Bathtub Manufacturer's Licensing Arrangement Created an Accidental Franchise, but Court Finds Limited Remedies

Meanwhile, the United States District Court for the Southern District of New York held that a license agreement between Safe Step Walk In Tub and CKH Industries created an accidental franchise, and therefore partially denied Safe Step's motion to dismiss CKH's claims. Safe Step Walk In Tub Co. v. CKH Indus., Inc., 2017 WL 1050126 (S.D.N.Y. Mar. 17, 2017). Under both the FTC's "Franchise Rule" and applicable state laws, the court found that the following three indicia of a franchise were readily met: (1) the franchisee obtained the right to operate a business or sell or offer goods or services that are associated with a trademark or other commercial symbol provided by the franchisor; (2) the franchisor promised to, or had the right to, exercise significant control or provide significant assistance in the operation of the business; and (3) the franchisee was required to pay the franchisor a fee. In considering those elements, the court noted that Safe Step had licensed CKH the use of its trademark; that Safe Step exerted control over CKH's business through minimum sales requirements, a marketing plan, training requirements, and reporting requirements; and that Safe Step charged CKH an initial fee of $5,000.

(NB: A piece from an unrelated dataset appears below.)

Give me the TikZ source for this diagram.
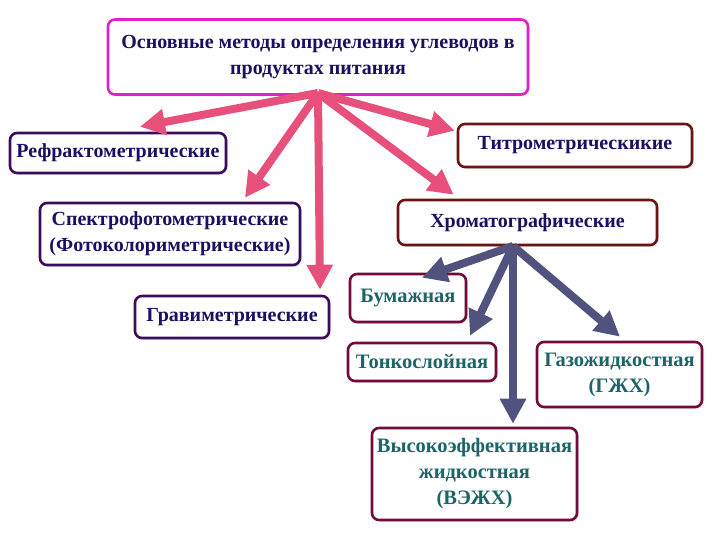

Nevertheless, the court further determined that franchise laws provided only a limited basis for recovery. It looked to the structure of the parties' contractual arrangement— which included numerous regional agreements—to determine which franchise laws should apply. The court acknowledged that because the federal Franchise Rule does not provide a private right of action, CKH could not bring a claim against Safe Step for violation of its disclosure obligations under federal law. CKH argued that the regional agreements also implicated state franchise laws, including those of New Jersey and Rhode Island, which contain "Little FTC Acts" that do grant a private right of action. The court concluded, however, that most of CKH's claims lacked merit. It observed that a threat of harm to consumers was necessary to trigger CKH's rights under the Little FTC Acts. Characterizing Safe Step's violation of its disclosure obligations under state and federal law as a private contractual matter between the parties, the court found no threat to consumers and therefore dismissed those claims. But the court allowed CKH's claims under state franchise relationship laws relating to wrongful termination or nonrenewal to proceed.